The theory was eventually dismantled as researchers accumulated evidence that autism has biological and genetic roots, not psychogenic ones.

How the Diagnosis Evolved

Autism’s journey through the official psychiatric manual reflects how slowly the medical establishment came to understand it. In the first edition of the Diagnostic and Statistical Manual of Mental Disorders (DSM), published in 1952, the word “autism” appeared only once, as a feature of childhood schizophrenia. By 1968, in the second edition, “autistic, atypical, and withdrawn behavior” was still listed under schizophrenia.

It wasn’t until 1980, with the DSM-III, that infantile autism finally appeared as its own diagnosis, separate from schizophrenia. That was a watershed moment: for the first time, autism was officially recognized as a distinct condition rather than a variant of psychosis. The 1987 revision renamed it “autistic disorder” and described it as a “pervasive lack of responsiveness to other people.”

In 1994, the DSM-IV expanded the landscape considerably, listing sixteen possible diagnostic criteria and creating four subcategories: Asperger’s disorder, pervasive developmental disorder not otherwise specified, Rett’s disorder, and childhood disintegrative disorder. Then in 2013, the DSM-5 collapsed all of those subcategories into a single umbrella diagnosis: autism spectrum disorder, or ASD. This is the framework clinicians use today.

Autism Before It Had a Name

Autism didn’t begin in 1943. People with autism have always existed; they just weren’t identified as such. Some historical cases have drawn retrospective attention. Victor of Aveyron, a boy found living wild in the French countryside around 1800, could make speech sounds but not words, rocked when seated, trotted rather than walked, and had a limited attention span. Modern researchers have suggested these behaviors are consistent with autism.
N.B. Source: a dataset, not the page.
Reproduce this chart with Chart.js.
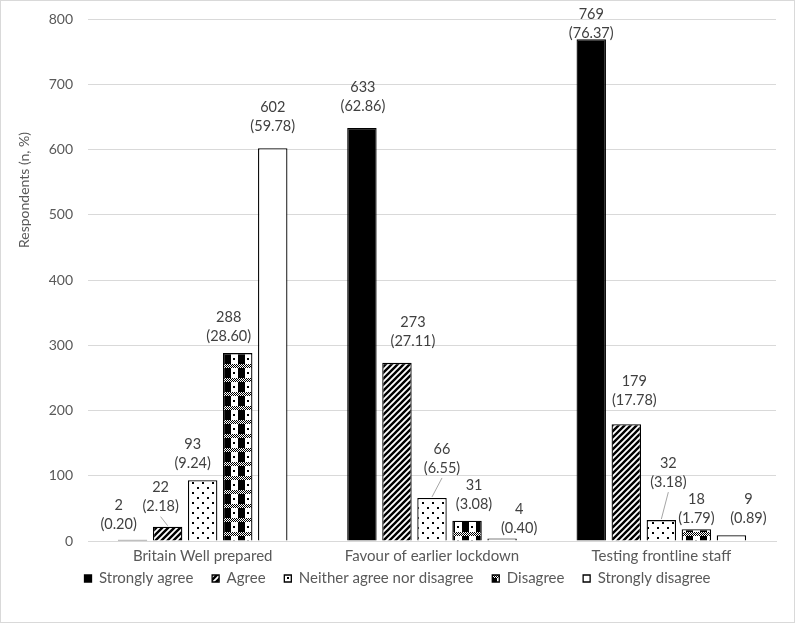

The 18th-century scientist Henry Cavendish, who made foundational discoveries in chemistry and physics, was retrospectively diagnosed with what was then called Asperger’s syndrome by the neurologist Oliver Sacks. Historical accounts describe Cavendish as extraordinarily reclusive and rigid in his routines. These retrospective diagnoses are inherently speculative, but they illustrate a point: the behavioral patterns we now call autism are visible throughout recorded history, long before anyone had a word for them.

From Rare Condition to 1 in 31

When Kanner first described autism in 1943, it was considered extremely rare. Today, according to CDC data published in May 2025, about 1 in 31 children (3.2%) aged 8 are identified with autism spectrum disorder. That figure comes from surveillance of children born in 2014 across 16 monitoring sites.

This dramatic increase reflects several overlapping factors: broader diagnostic criteria, greater awareness among parents and clinicians, better screening tools, and the removal of separate subcategories that previously fragmented the count. Whether there has also been a true increase in the underlying rate of autism remains an open question, but the expansion of who qualifies for a diagnosis has clearly been a major driver.

The Neurodiversity Shift

In 1998, Australian sociologist Judy Singer, herself on the autism spectrum, wrote an honors thesis examining autistic self-advocates and their online communities. Her work, revised into a book chapter published in 1999, helped introduce the concept of neurodiversity: the idea that autism and similar neurological differences are natural variations in the human brain rather than diseases to be cured. This framework has reshaped public conversation around autism over the past two decades, influencing everything from workplace accommodations to how autistic people describe their own experiences.

So while the word “autism” is 114 years old and the formal diagnosis is 82, the condition itself is as old as humanity. What has changed, and continues to change, is how we understand it.